By Jean-Guy Ayotte, chartered real estate broker and founder of the Ayotte team
If you sell a rental property that you own personally, you’ll probably make a handsome profit compared to the price you paid for it, especially if you’ve owned it for a long time. You’ll have to pay tax on this capital gain. Do you know how much? And, more importantly, do you know how to pay as little as possible?
What is a capital gain?
This is the positive difference for an owner between the purchase price of an asset such as shares, land, a cottage or a rental property, and the resale price. For example, for an income property purchased for $300 000 and resold for $700 000, the difference is positive, for a capital gain of $400 000. When the difference is negative, it’s called a capital loss.
How much tax is payable on a capital gain?

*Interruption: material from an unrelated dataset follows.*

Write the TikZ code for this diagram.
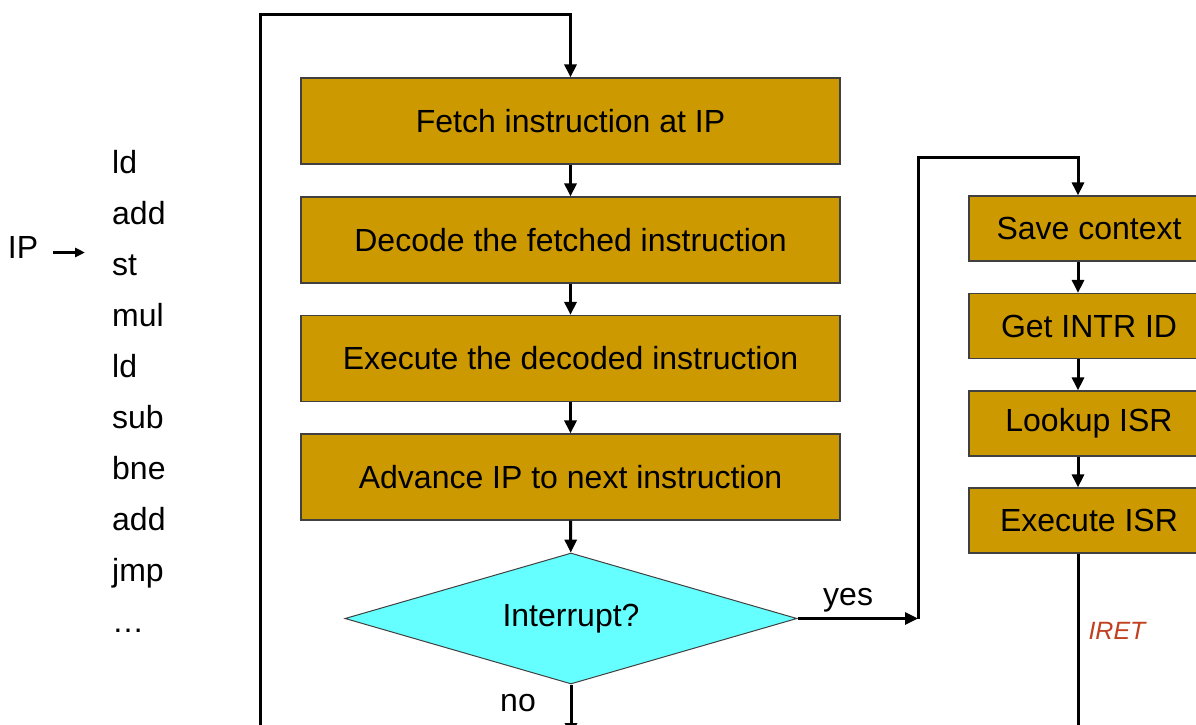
\documentclass[tikz,border=0pt]{standalone}
\usepackage{fontspec}
\setmainfont{Liberation Sans}
\usepackage{xcolor}
\usepackage{tikz}
\usetikzlibrary{shapes,arrows,positioning,calc,arrows.meta}

\definecolor{boxgold}{RGB}{204,153,0}
\definecolor{diacyan}{RGB}{102,255,255}
\definecolor{iretred}{RGB}{192,64,32}

\tikzset{
    procbox/.style={draw=black!75, line width=1.2pt, fill=boxgold, minimum width=539pt, minimum height=86pt, inner sep=0pt},
    isrbox/.style={draw=black!75, line width=1.2pt, fill=boxgold, minimum width=240pt, minimum height=65pt, inner sep=0pt},
    decision/.style={diamond, draw=black!75, line width=1pt, fill=diacyan, aspect=3.45, minimum width=452pt, minimum height=131pt, inner sep=0pt},
    flow/.style={line width=3pt, -{Triangle[length=13pt,width=12pt]}},
    plain/.style={line width=3pt},
    listitem/.style={anchor=base west, inner sep=0pt},
}

\begin{document}
\begin{tikzpicture}[x=1pt, y=-1pt, font=\fontsize{32}{38}\selectfont]
    \useasboundingbox (0,0) rectangle (1196,725);
    \clip (0,0) rectangle (1196,725);

    % main cycle
    \node[procbox] (fetch) at (570.5,121) {Fetch instruction at IP};
    \node[procbox] (decode) at (570.5,240) {Decode the fetched instruction};
    \node[procbox] (exec) at (570.5,358.5) {Execute the decoded instruction};
    \node[procbox] (adv) at (570.5,477) {Advance IP to next instruction};
    \node[decision] (intr) at (571,618.5) {Interrupt?};

    \draw[flow] (fetch) -- (decode);
    \draw[flow] (decode) -- (exec);
    \draw[flow] (exec) -- (adv);
    \draw[flow] (adv) -- (intr);

    % loop back to fetch
    \coordinate (loopin) at (260,740);
    \coordinate (looptop) at (260,15);
    \draw[flow] (loopin) -- (looptop) -| (fetch.north);

    \coordinate (noend) at (571,736);
    \draw[flow] (intr.south) -- (noend);
    \node (nolbl) at (518,703) {no};

    % interrupt handling
    \node[isrbox] (save) at (1089,228.5) {Save context};
    \node[isrbox] (getid) at (1089,326) {Get INTR ID};
    \node[isrbox] (lookup) at (1089,423.5) {Lookup ISR};
    \node[isrbox] (runisr) at (1089,520.5) {Execute ISR};

    \draw[flow] ([xshift=-11pt]save.south) -- ([xshift=-11pt]getid.north);
    \draw[flow] ([xshift=-11pt]getid.south) -- ([xshift=-11pt]lookup.north);
    \draw[flow] ([xshift=-11pt]lookup.south) -- ([xshift=-11pt]runisr.north);

    \coordinate (yescorner) at (918,618.5);
    \coordinate (yestop) at (918,157);
    \draw[flow] (intr.east) -- (yescorner) node[pos=0.42, above=2pt] {yes};
    \draw[flow] (yescorner) -- (yestop) -| ([xshift=-11pt]save.north);

    \coordinate (iretend) at (1078,748);
    \draw[plain] ([xshift=-11pt]runisr.south) -- (iretend);
    \node[text=iretred, font=\fontsize{25}{30}\selectfont\itshape] (iret) at (1117,631) {IRET};

    % instruction list
    \foreach \w [count=\i] in {ld,add,st,mul,ld,sub,bne,add,jmp,\dots}
        \node[listitem] (i\i) at (112,{122+51*\i}) {\w};
    \node[inner sep=0pt] (ip) at (23,247.5) {IP};
    \draw[line width=3pt, -{Triangle[length=10pt,width=9pt]}] ([xshift=15pt,yshift=-5pt]ip.east) -- ([yshift=-5pt]ip.east -| i3.west) [shorten >=27pt];
\end{tikzpicture}
\end{document}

For our example of a rental property resold with a capital gain of $400 000, is the entire amount taxable? No, only 50%, and only after certain allowable deductions have been taken. These deductions include all fees paid for the purchase of the property : commission to the real estate broker, welcome tax, building inspection fees and legal fees related to the transfer of ownership. Other deductions allowed : costs of work to increase the value of the building. Amounts paid for normal maintenance, such as replacing worn tiles or leaky faucets, are not eligible. Renovations must result in an improvement to the property, such as adding a garage or extending a balcony into a terrace.

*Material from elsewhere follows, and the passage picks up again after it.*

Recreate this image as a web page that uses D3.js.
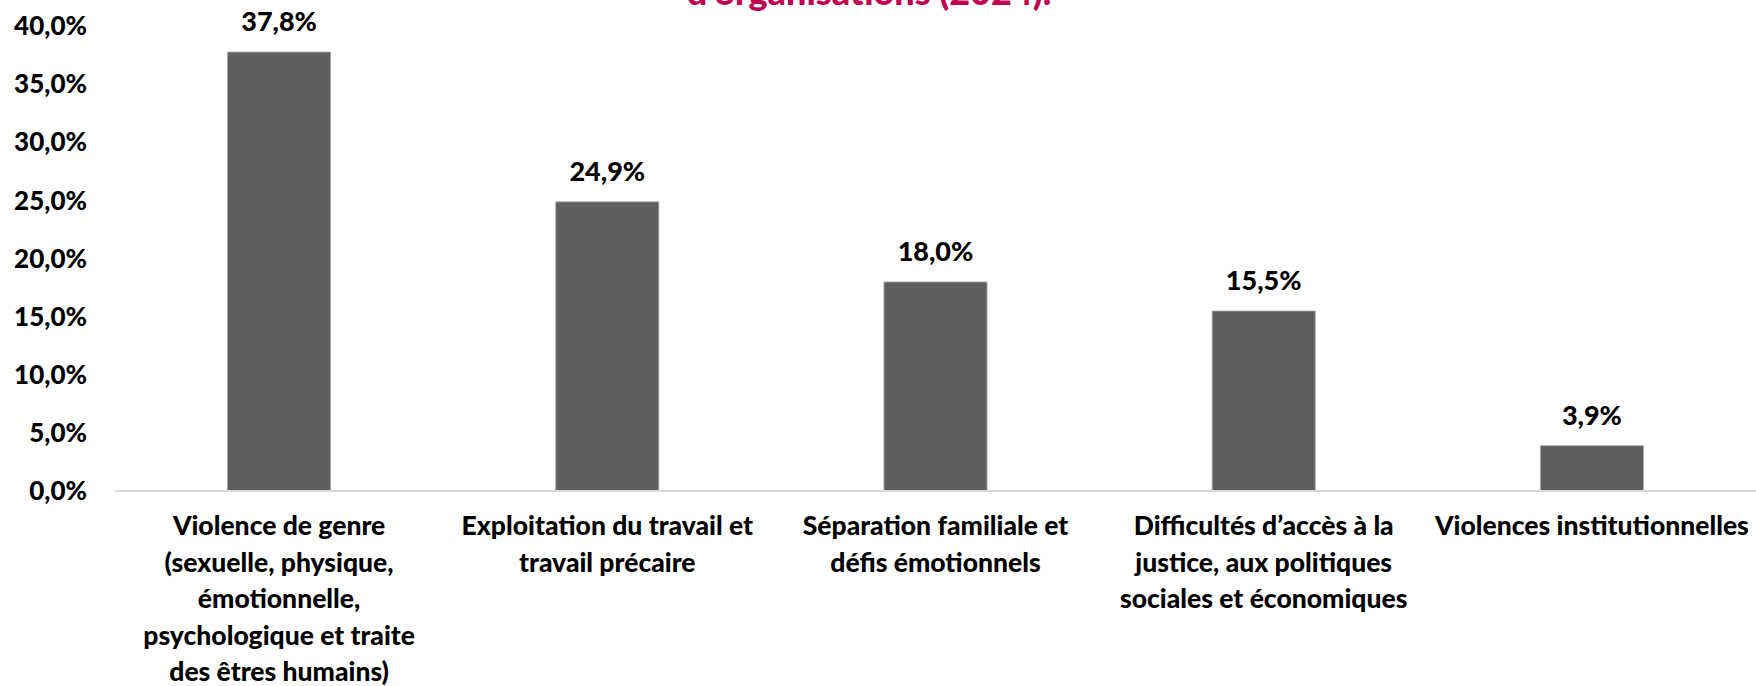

Do you own an income property and want to increase its value? Find out how by reading Income properties: how to increase their value and reduce operating costs.
In our example, if we assume $20 000 in eligible renovation costs and $15 000 in commission to the real estate broker, these two amounts must be subtracted from the $400 000 in realized gains, for a net capital gain of $365 000. Of this amount, 50%, or $182 500, will be taxable, according to the tax rate that applies to the seller’s income for the tax year in which the resale transaction takes place. There is another possible deduction : if one of the dwellings in the income property was the seller’s principal residence, the seller does not have to pay tax on the capital gain for that part of the building he occupied.
To defer payment of tax : balance of sale price
A balance of sale is equivalent to the seller lending money to the new buyer of the rental property, with interest payable by the buyer to the seller. Such a loan, which must be secured by a mortgage and notarized, generally covers the down payment. The buyer must make arrangements with a bank or financial institution for the remainder of the financing. This can be a win-win situation for both parties. A buyer who hasn’t been able to come up with a sufficient down payment has the opportunity to purchase the property. As for the seller, he then has the right to defer taxation of his capital gain for up to 5 years, in addition to collecting interest from the buyer.
Don’t forget the traditional ways of saving taxes
The tax burden of a capital gain can, of course, be alleviated by making larger-than-usual investments in RRSP or TFSA accounts, which will shelter these amounts from tax. The seller of the rental property will be able to increase his investments even more if he has the money he earned from the sale of the property at his disposal. Finally, whenever possible, it’s important to choose the best year from a tax point of view to sell the property. And this best year is always the one in which your income will be as low as possible. This is often the case for owners who want to sell their real estate assets and wait until retirement to do so. When capital gains are added to a low income, the tax rate for these people drops, so they have less tax to pay. However, there are other years when income can be lowered, such as during a prolonged illness, a long vacation or a sabbatical.